Fellowship / Fellows

Geoffrey K. Pullum

  • 2005–2006
  • Humanities
  • Constance E. Smith Fellow
  • University of California, Santa Cruz
Headshot of Geoffrey Pullum
Photo by Tony Rinaldo

This information is accurate as of the fellowship year indicated for each fellow.

Geoffrey K. Pullum is a theoretical linguist with broad interests in the study of language, including the mathematical and philosophical underpinnings of formal linguistics. He also works on the description of the grammar of English; his recent joint book with Rodney D. Huddleston, The Cambridge Grammar of the English Language (Cambridge University Press, 2002), won the 2004 Leonard Bloomfield Book Award from the Linguistic Society of America.

At the Radcliffe Institute, Pullum will be working with James Rogers and Barbara C. Scholz on a joint project concerning the logical foundations of syntactic theory. The aim is to reconceptualize explicit theories of grammatical structure in model-theoretic terms rather than in the standard ways, which are based ultimately on proof theory, and to explore and clarify some of the consequences and implications of framing theories in this way.

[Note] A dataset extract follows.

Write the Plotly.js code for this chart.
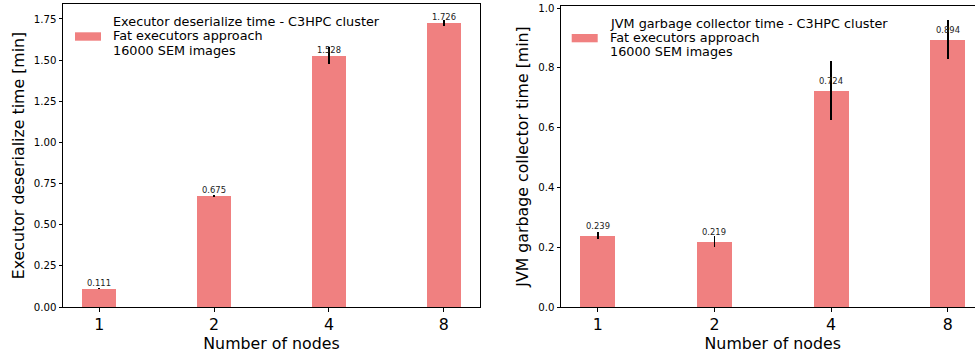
<!DOCTYPE html>
<html>
<head>
<meta charset="utf-8">
<script src="https://cdn.plot.ly/plotly-3.0.1.min.js"></script>
<style>
  html, body { margin: 0; padding: 0; overflow: hidden; background: #fff; }
  #chart { width: 990px; height: 354px; }
</style>
</head>
<body>
<div id="chart"></div>
<script>
// ---- data ----
const nodes = ['1', '2', '4', '8'];
const deserVals = [0.111, 0.675, 1.528, 1.726];
const deserErr = [0.003, 0.004, 0.05, 0.02];
const gcVals = [0.239, 0.219, 0.724, 0.894];
const gcErr = [0.013, 0.017, 0.1, 0.066];
const deserTicks = [0, 0.25, 0.5, 0.75, 1.0, 1.25, 1.5, 1.75];
const gcTicks = [0, 0.2, 0.4, 0.6, 0.8, 1.0];
const deserLegend = ['Executor deserialize time - C3HPC cluster', 'Fat executors approach', '16000 SEM images'];
const gcLegend = ['JVM garbage collector time - C3HPC cluster', 'Fat executors approach', '16000 SEM images'];
const xTitle = 'Number of nodes';
const deserYTitle = 'Executor deserialize time [min]';
const gcYTitle = 'JVM garbage collector time [min]';

// ---- styling ----
const W = 990, H = 354;
const FONT = 'DejaVu Sans, sans-serif';
const BAR = '#F08080';
const px = v => v / W;
const py = v => 1 - v / H;

function barTrace(vals, errs, xa, ya) {
  return {
    type: 'bar', x: nodes, y: vals, xaxis: xa, yaxis: ya,
    width: 0.3, marker: { color: BAR, line: { width: 0 } },
    error_y: { type: 'data', array: errs, visible: true, color: '#000', thickness: 1.6, width: 0 },
    showlegend: false, hoverinfo: 'skip'
  };
}

function xAxis(domain, anchor) {
  return {
    domain: domain, anchor: anchor, type: 'category', range: [-0.315, 3.315],
    categoryorder: 'array', categoryarray: nodes,
    showline: true, mirror: true, linecolor: '#000', linewidth: 1,
    ticks: 'outside', ticklen: 3.5, tickwidth: 1, tickcolor: '#000',
    showgrid: false, zeroline: false,
    tickfont: { family: FONT, size: 15.8, color: '#000' },
    title: { text: xTitle, font: { family: FONT, size: 15.8, color: '#000' }, standoff: 0 },
    automargin: false, fixedrange: true
  };
}

function yAxis(domain, anchor, range, ticks, fmt, title) {
  return {
    domain: domain, anchor: anchor, range: range,
    tickmode: 'array', tickvals: ticks, tickformat: fmt,
    showline: true, mirror: true, linecolor: '#000', linewidth: 1,
    ticks: 'outside', ticklen: 3.5, tickwidth: 1, tickcolor: '#000',
    showgrid: false, zeroline: false,
    tickfont: { family: FONT, size: 10.2, color: '#000' },
    title: { text: title, font: { family: FONT, size: 15.8, color: '#000' }, standoff: 5 },
    automargin: false, fixedrange: true
  };
}

const data = [
  barTrace(deserVals, deserErr, 'x', 'y'),
  barTrace(gcVals, gcErr, 'x2', 'y2')
];

const annotations = [];
// value labels above bars (x = category index on the category axis)
deserVals.forEach((v, i) => annotations.push({
  xref: 'x', yref: 'y', x: nodes.indexOf(nodes[i]), y: v, text: v.toFixed(3), showarrow: false,
  xanchor: 'center', yanchor: 'middle', yshift: 6,
  font: { family: FONT, size: 8.4, color: '#222' }
}));
gcVals.forEach((v, i) => annotations.push({
  xref: 'x2', yref: 'y2', x: nodes.indexOf(nodes[i]), y: v, text: v.toFixed(3), showarrow: false,
  xanchor: 'center', yanchor: 'middle', yshift: 10,
  font: { family: FONT, size: 8.4, color: '#222' }
}));
// legend texts
const legendLineY = [21.7, 35.9, 50.1];
deserLegend.forEach((t, i) => annotations.push({
  xref: 'paper', yref: 'paper', x: px(111), y: py(legendLineY[i]), text: t, showarrow: false,
  xanchor: 'left', yanchor: 'middle', font: { family: FONT, size: 12.8, color: '#000' }
}));
gcLegend.forEach((t, i) => annotations.push({
  xref: 'paper', yref: 'paper', x: px(608.3), y: py(legendLineY[i] + 1.8), text: t, showarrow: false,
  xanchor: 'left', yanchor: 'middle', font: { family: FONT, size: 12.8, color: '#000' }
}));

const shapes = [
  { type: 'rect', xref: 'paper', yref: 'paper', x0: px(75), x1: px(101), y0: py(40.7), y1: py(32.3), fillcolor: BAR, line: { width: 0 } },
  { type: 'rect', xref: 'paper', yref: 'paper', x0: px(571.7), x1: px(597.7), y0: py(42.3), y1: py(34), fillcolor: BAR, line: { width: 0 } }
];

const layout = {
  width: W, height: H,
  margin: { l: 0, r: 0, t: 0, b: 0 },
  paper_bgcolor: '#fff', plot_bgcolor: '#fff',
  showlegend: false, bargap: 0,
  font: { family: FONT, color: '#000' },
  xaxis: xAxis([px(63), px(480)], 'y'),
  yaxis: yAxis([py(307), py(4)], 'x', [0, 1.841], deserTicks, '.2f', deserYTitle),
  xaxis2: xAxis([px(561), px(984.5)], 'y2'),
  yaxis2: yAxis([py(307), py(6)], 'x2', [0, 1.0067], gcTicks, '.1f', gcYTitle),
  annotations: annotations,
  shapes: shapes
};

Plotly.newPlot('chart', data, layout, { staticPlot: true, displayModeBar: false });
</script>
</body>
</html>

Pullum received his PhD in general linguistics from the University of London. He worked at University College London from 1974 to 1980, spent 1980–1981 as a visiting professor at the University of Washington and Stanford University, and has worked since 1981 at the University of California at Santa Cruz, serving as dean of graduate studies and research for six years. In 1990–1991, he was a fellow at the Center for Advanced Study in the Behavioral Sciences at Stanford and in 2003 became a member of the American Academy of Arts and Sciences.